Raccontando la felicità di due giovani innamorati lei scrive che «il mondo assumeva la parvenza di un ordine». Ogni tanto nelle storie emerge un anelito di armonia.
«Non credo che il mondo possa essere armonico. E troppo popolato in un momento in cui le risorse si riducono, e troppo pieno di enormi ineguaglianze sociali. Il massimo a cui possiamo aspirare sono brevi periodi di armonia, e degli sforzi personali per raggiungere la serenità».
Una donna seppellisce il feto del figlio che non è riuscito ad avere, e poco dopo si accorge che i coyote lo stanno mangiando. «La natura è indifferente al dolore umano».

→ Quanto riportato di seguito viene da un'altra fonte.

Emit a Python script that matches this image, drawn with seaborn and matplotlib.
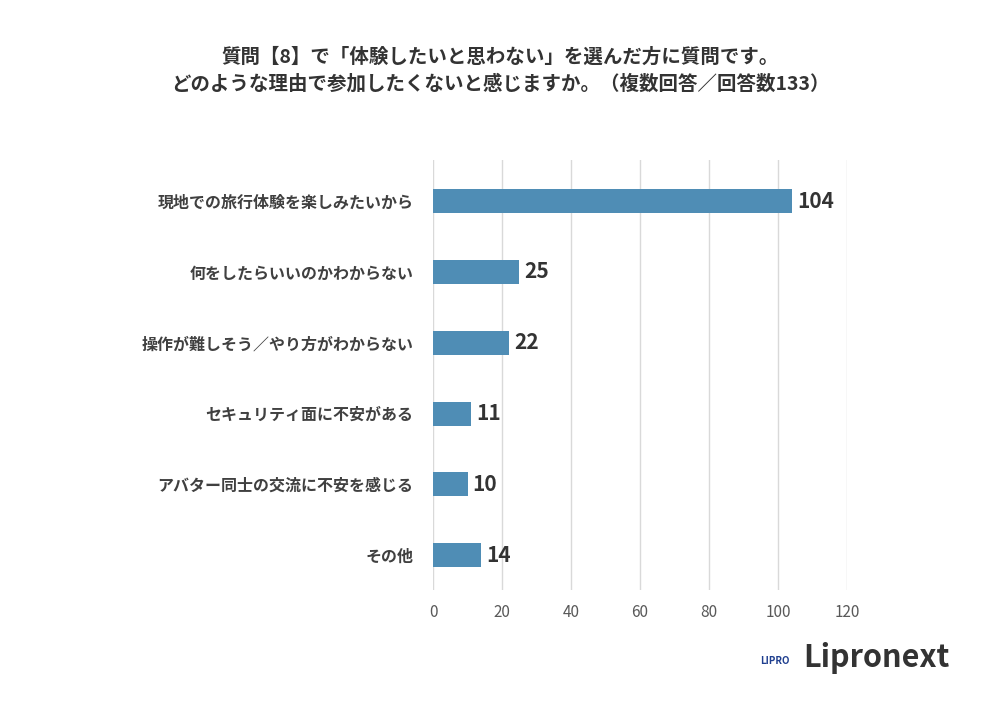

Lei cita Borges: «L´universo visibile era un´illusione».
«Penso che sia così. Vediamo quello che vogliamo. Crediamo quello che pensiamo sia vero. Le variazioni nella percezione umana sono così vaste. Ed è quello che rende la letteratura così interessante».
L´ultima storia è forse la più tragica, e racconta un matrimonio triste e fallimentare anche nel giorno della cerimonia.
«Non ho una posizione precisa sul matrimonio. Per alcuni è l´unione tra due persone che rende la vita completa e soddisfacente. Per altri è una gara per la supremazia; altri ancora lo vivono come la chiusura delle porte di una trappola. Ci sono tante variabili quanto sono le coppie».
La protagonista del racconto pensa che «la televisione non poteva competere con la radio. Le immagini dello schermo erano di qualità inferiore rispetto a quelle della mente».
«Beh, ammetto che in questo sono proprio io: sono convinta che le immagini dello schermo siano inferiori all´immaginazione».